Source data:
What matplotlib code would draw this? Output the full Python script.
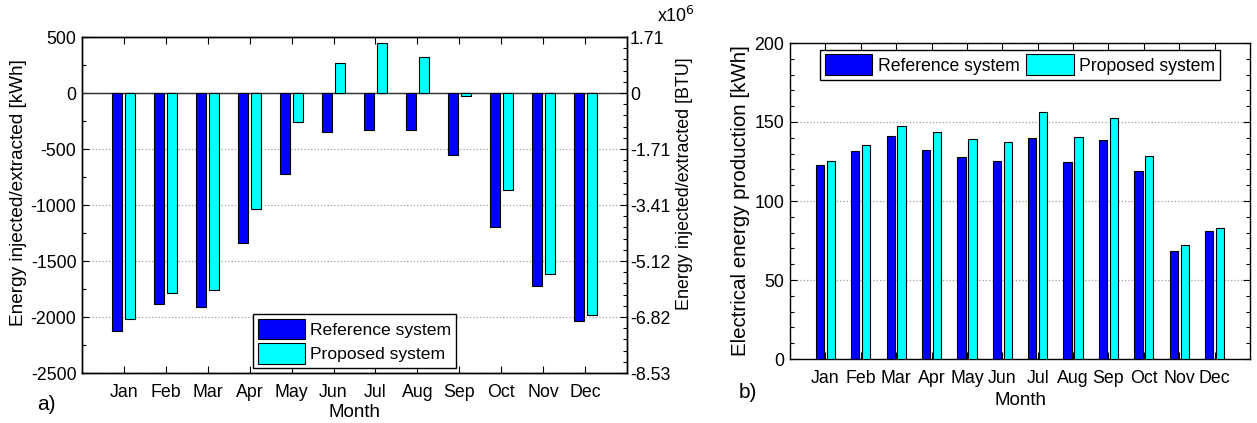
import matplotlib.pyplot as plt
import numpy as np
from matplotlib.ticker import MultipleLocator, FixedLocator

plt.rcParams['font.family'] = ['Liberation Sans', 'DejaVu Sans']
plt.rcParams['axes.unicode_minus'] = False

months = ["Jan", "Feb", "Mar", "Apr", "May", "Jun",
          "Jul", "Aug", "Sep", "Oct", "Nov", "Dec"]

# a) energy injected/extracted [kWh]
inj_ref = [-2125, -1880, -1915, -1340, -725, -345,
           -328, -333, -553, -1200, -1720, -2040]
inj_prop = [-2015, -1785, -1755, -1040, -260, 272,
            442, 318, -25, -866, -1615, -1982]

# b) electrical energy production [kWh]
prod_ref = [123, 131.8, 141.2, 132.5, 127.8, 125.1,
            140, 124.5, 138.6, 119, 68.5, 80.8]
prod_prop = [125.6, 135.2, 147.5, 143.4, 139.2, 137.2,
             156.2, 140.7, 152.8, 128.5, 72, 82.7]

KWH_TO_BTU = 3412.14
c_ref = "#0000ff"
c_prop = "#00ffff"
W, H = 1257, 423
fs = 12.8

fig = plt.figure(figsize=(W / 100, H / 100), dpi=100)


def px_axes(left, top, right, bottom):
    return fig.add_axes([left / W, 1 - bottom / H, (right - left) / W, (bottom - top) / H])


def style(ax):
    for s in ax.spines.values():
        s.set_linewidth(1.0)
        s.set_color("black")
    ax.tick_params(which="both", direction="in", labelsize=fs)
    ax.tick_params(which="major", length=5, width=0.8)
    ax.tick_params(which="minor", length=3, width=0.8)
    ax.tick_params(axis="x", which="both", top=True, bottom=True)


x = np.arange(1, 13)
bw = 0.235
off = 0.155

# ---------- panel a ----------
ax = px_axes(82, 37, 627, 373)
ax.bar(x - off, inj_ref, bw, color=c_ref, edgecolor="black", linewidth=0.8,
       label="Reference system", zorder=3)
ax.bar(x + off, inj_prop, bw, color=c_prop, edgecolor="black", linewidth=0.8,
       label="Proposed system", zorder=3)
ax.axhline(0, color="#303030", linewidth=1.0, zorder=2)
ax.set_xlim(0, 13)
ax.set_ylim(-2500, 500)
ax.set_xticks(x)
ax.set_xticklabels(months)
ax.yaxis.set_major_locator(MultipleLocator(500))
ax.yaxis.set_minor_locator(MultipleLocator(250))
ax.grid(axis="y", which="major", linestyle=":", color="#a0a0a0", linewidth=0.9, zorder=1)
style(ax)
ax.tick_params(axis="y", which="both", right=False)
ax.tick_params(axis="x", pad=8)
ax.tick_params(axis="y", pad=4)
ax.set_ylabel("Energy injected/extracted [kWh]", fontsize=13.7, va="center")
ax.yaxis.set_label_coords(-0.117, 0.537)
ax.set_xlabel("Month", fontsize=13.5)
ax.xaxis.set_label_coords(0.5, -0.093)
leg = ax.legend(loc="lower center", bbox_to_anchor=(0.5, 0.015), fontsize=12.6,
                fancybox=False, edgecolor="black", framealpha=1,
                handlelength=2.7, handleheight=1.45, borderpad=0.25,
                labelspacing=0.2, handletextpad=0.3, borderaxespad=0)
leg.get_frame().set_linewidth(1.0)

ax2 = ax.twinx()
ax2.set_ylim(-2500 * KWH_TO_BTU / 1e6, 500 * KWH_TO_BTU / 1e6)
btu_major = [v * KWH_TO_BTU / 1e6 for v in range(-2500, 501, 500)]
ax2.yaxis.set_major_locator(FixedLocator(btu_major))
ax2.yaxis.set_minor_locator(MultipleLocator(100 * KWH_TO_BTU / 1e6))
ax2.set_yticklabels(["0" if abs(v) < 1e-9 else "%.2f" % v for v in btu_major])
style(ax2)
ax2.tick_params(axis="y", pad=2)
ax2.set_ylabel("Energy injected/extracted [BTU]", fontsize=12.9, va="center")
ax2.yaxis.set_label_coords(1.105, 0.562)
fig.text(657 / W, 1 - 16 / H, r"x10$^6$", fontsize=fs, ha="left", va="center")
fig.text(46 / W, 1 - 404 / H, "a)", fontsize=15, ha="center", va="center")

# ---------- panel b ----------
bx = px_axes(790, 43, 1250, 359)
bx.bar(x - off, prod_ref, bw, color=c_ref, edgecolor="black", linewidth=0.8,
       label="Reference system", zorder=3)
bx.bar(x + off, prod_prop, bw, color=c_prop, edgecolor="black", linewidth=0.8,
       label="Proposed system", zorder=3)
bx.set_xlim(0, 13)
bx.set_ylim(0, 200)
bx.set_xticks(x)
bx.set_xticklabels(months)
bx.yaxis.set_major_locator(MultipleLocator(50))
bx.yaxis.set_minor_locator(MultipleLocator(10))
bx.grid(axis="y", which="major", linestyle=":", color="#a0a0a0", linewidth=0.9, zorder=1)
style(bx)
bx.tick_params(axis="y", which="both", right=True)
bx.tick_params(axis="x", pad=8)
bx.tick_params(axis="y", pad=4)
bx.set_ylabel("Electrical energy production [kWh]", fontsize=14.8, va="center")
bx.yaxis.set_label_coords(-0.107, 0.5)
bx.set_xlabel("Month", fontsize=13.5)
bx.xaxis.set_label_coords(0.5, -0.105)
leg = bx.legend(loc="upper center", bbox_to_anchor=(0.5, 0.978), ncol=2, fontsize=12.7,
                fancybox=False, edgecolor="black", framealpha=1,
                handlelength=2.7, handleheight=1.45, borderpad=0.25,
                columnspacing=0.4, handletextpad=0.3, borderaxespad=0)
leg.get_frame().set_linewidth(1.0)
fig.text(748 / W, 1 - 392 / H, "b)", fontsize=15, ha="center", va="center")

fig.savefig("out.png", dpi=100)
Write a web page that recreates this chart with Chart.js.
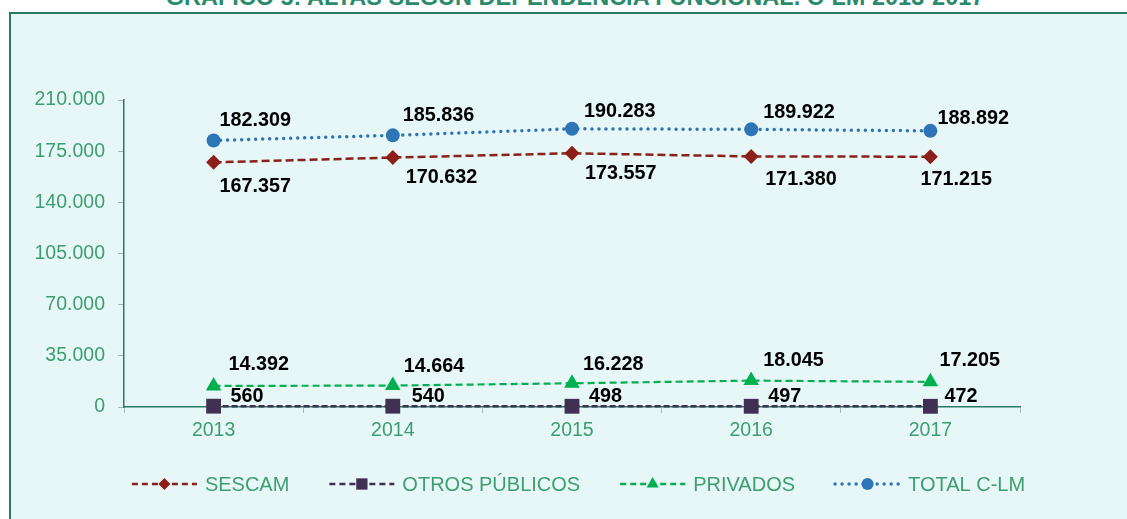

Set task: Each record must be quoted in full and exactly. Do not include the pictures.

Result:
What matplotlib code would draw this? Output the full Python script.
import matplotlib.pyplot as plt
import numpy as np
from matplotlib.ticker import MultipleLocator, FixedLocator

plt.rcParams['font.family'] = ['Liberation Sans', 'DejaVu Sans']
plt.rcParams['axes.unicode_minus'] = False

months = ["Jan", "Feb", "Mar", "Apr", "May", "Jun",
          "Jul", "Aug", "Sep", "Oct", "Nov", "Dec"]

# a) energy injected/extracted [kWh]
inj_ref = [-2125, -1880, -1915, -1340, -725, -345,
           -328, -333, -553, -1200, -1720, -2040]
inj_prop = [-2015, -1785, -1755, -1040, -260, 272,
            442, 318, -25, -866, -1615, -1982]

# b) electrical energy production [kWh]
prod_ref = [123, 131.8, 141.2, 132.5, 127.8, 125.1,
            140, 124.5, 138.6, 119, 68.5, 80.8]
prod_prop = [125.6, 135.2, 147.5, 143.4, 139.2, 137.2,
             156.2, 140.7, 152.8, 128.5, 72, 82.7]

KWH_TO_BTU = 3412.14
c_ref = "#0000ff"
c_prop = "#00ffff"
W, H = 1257, 423
fs = 12.8

fig = plt.figure(figsize=(W / 100, H / 100), dpi=100)


def px_axes(left, top, right, bottom):
    return fig.add_axes([left / W, 1 - bottom / H, (right - left) / W, (bottom - top) / H])


def style(ax):
    for s in ax.spines.values():
        s.set_linewidth(1.0)
        s.set_color("black")
    ax.tick_params(which="both", direction="in", labelsize=fs)
    ax.tick_params(which="major", length=5, width=0.8)
    ax.tick_params(which="minor", length=3, width=0.8)
    ax.tick_params(axis="x", which="both", top=True, bottom=True)


x = np.arange(1, 13)
bw = 0.235
off = 0.155

# ---------- panel a ----------
ax = px_axes(82, 37, 627, 373)
ax.bar(x - off, inj_ref, bw, color=c_ref, edgecolor="black", linewidth=0.8,
       label="Reference system", zorder=3)
ax.bar(x + off, inj_prop, bw, color=c_prop, edgecolor="black", linewidth=0.8,
       label="Proposed system", zorder=3)
ax.axhline(0, color="#303030", linewidth=1.0, zorder=2)
ax.set_xlim(0, 13)
ax.set_ylim(-2500, 500)
ax.set_xticks(x)
ax.set_xticklabels(months)
ax.yaxis.set_major_locator(MultipleLocator(500))
ax.yaxis.set_minor_locator(MultipleLocator(250))
ax.grid(axis="y", which="major", linestyle=":", color="#a0a0a0", linewidth=0.9, zorder=1)
style(ax)
ax.tick_params(axis="y", which="both", right=False)
ax.tick_params(axis="x", pad=8)
ax.tick_params(axis="y", pad=4)
ax.set_ylabel("Energy injected/extracted [kWh]", fontsize=13.7, va="center")
ax.yaxis.set_label_coords(-0.117, 0.537)
ax.set_xlabel("Month", fontsize=13.5)
ax.xaxis.set_label_coords(0.5, -0.093)
leg = ax.legend(loc="lower center", bbox_to_anchor=(0.5, 0.015), fontsize=12.6,
                fancybox=False, edgecolor="black", framealpha=1,
                handlelength=2.7, handleheight=1.45, borderpad=0.25,
                labelspacing=0.2, handletextpad=0.3, borderaxespad=0)
leg.get_frame().set_linewidth(1.0)

ax2 = ax.twinx()
ax2.set_ylim(-2500 * KWH_TO_BTU / 1e6, 500 * KWH_TO_BTU / 1e6)
btu_major = [v * KWH_TO_BTU / 1e6 for v in range(-2500, 501, 500)]
ax2.yaxis.set_major_locator(FixedLocator(btu_major))
ax2.yaxis.set_minor_locator(MultipleLocator(100 * KWH_TO_BTU / 1e6))
ax2.set_yticklabels(["0" if abs(v) < 1e-9 else "%.2f" % v for v in btu_major])
style(ax2)
ax2.tick_params(axis="y", pad=2)
ax2.set_ylabel("Energy injected/extracted [BTU]", fontsize=12.9, va="center")
ax2.yaxis.set_label_coords(1.105, 0.562)
fig.text(657 / W, 1 - 16 / H, r"x10$^6$", fontsize=fs, ha="left", va="center")
fig.text(46 / W, 1 - 404 / H, "a)", fontsize=15, ha="center", va="center")

# ---------- panel b ----------
bx = px_axes(790, 43, 1250, 359)
bx.bar(x - off, prod_ref, bw, color=c_ref, edgecolor="black", linewidth=0.8,
       label="Reference system", zorder=3)
bx.bar(x + off, prod_prop, bw, color=c_prop, edgecolor="black", linewidth=0.8,
       label="Proposed system", zorder=3)
bx.set_xlim(0, 13)
bx.set_ylim(0, 200)
bx.set_xticks(x)
bx.set_xticklabels(months)
bx.yaxis.set_major_locator(MultipleLocator(50))
bx.yaxis.set_minor_locator(MultipleLocator(10))
bx.grid(axis="y", which="major", linestyle=":", color="#a0a0a0", linewidth=0.9, zorder=1)
style(bx)
bx.tick_params(axis="y", which="both", right=True)
bx.tick_params(axis="x", pad=8)
bx.tick_params(axis="y", pad=4)
bx.set_ylabel("Electrical energy production [kWh]", fontsize=14.8, va="center")
bx.yaxis.set_label_coords(-0.107, 0.5)
bx.set_xlabel("Month", fontsize=13.5)
bx.xaxis.set_label_coords(0.5, -0.105)
leg = bx.legend(loc="upper center", bbox_to_anchor=(0.5, 0.978), ncol=2, fontsize=12.7,
                fancybox=False, edgecolor="black", framealpha=1,
                handlelength=2.7, handleheight=1.45, borderpad=0.25,
                columnspacing=0.4, handletextpad=0.3, borderaxespad=0)
leg.get_frame().set_linewidth(1.0)
fig.text(748 / W, 1 - 392 / H, "b)", fontsize=15, ha="center", va="center")

fig.savefig("out.png", dpi=100)
Write a web page that recreates this chart with Chart.js.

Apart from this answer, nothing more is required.